Ciech, który pośrednio kontroluje 45 proc. akcji PTU, otrzymał ofertę odkupienia swoich udziałów w towarzystwie - wynika z informacji "Parkietu".
Trudno jednak ocenić, czy wiadomość ta nie jest jedynie zasłoną dymną, przed dzisiejszym walnym zgromadzeniem akcjonariuszy PTU, która ma pokazać Komisji Nadzoru Finansowego, że sytuacja w firmie zmierza do szczęśliwego zakończenia.
Zainteresowana odkupieniem akcji PTU miałaby być firma Vienna Capital Partners, doradca finansowy i inwestycyjny prowadzący działalność na terenie Europy Środkowo-Wschodniej. Jednak przedstawiciele firmy nie chcieli potwierdzić tych informacji.

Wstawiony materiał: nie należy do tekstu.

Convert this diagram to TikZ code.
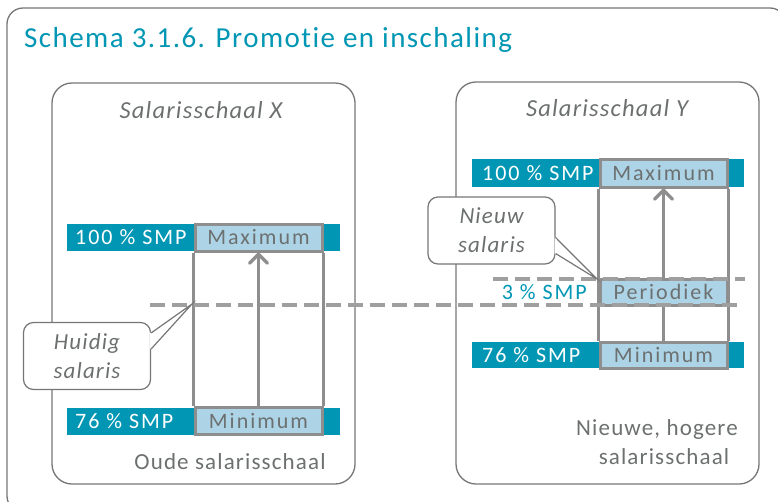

Sprzedaż udziałów przez Ciech tylko na pierwszy rzut oka wydaje się korzystna. Ciech pozbyłby się problemu związanego z zaangażowaniem w spółkę, nad którą nie ma żadnej kontroli. Przyczynami są konflikt akcjonariuszy i zapisy w statucie, zgodnie z którymi do podjęcia uchwał w PTU potrzeba większości, 75 proc. Z drugiej strony, gdyby spółce udało się doprowadzić do zmian w statucie PTU, wartość udziałów Ciechu byłaby znacznie wyższa.
- Rzeczywiście, jakieś pismo dotyczące kupna akcji PTU do nas wpłynęło - mówi Waldemar Grzegorczyk, rzecznik Ciechu. - Jednak nie traktujemy tego jako poważnej oferty. To raczej jakaś gra, która ma wywrzeć wrażenie na KNF, że sytuacja zmierza ku dobremu - dodaje. Według niego, potwierdzeniem tej tezy może być fakt, że jeden z udziałowców PTU, Techwell, (ma 24,5 proc. udziałów) wysyła do Komisji pisma, w których informuje, że udziałowcy rozmawiają ze sobą i zmierzają do rozwiązania konfliktu.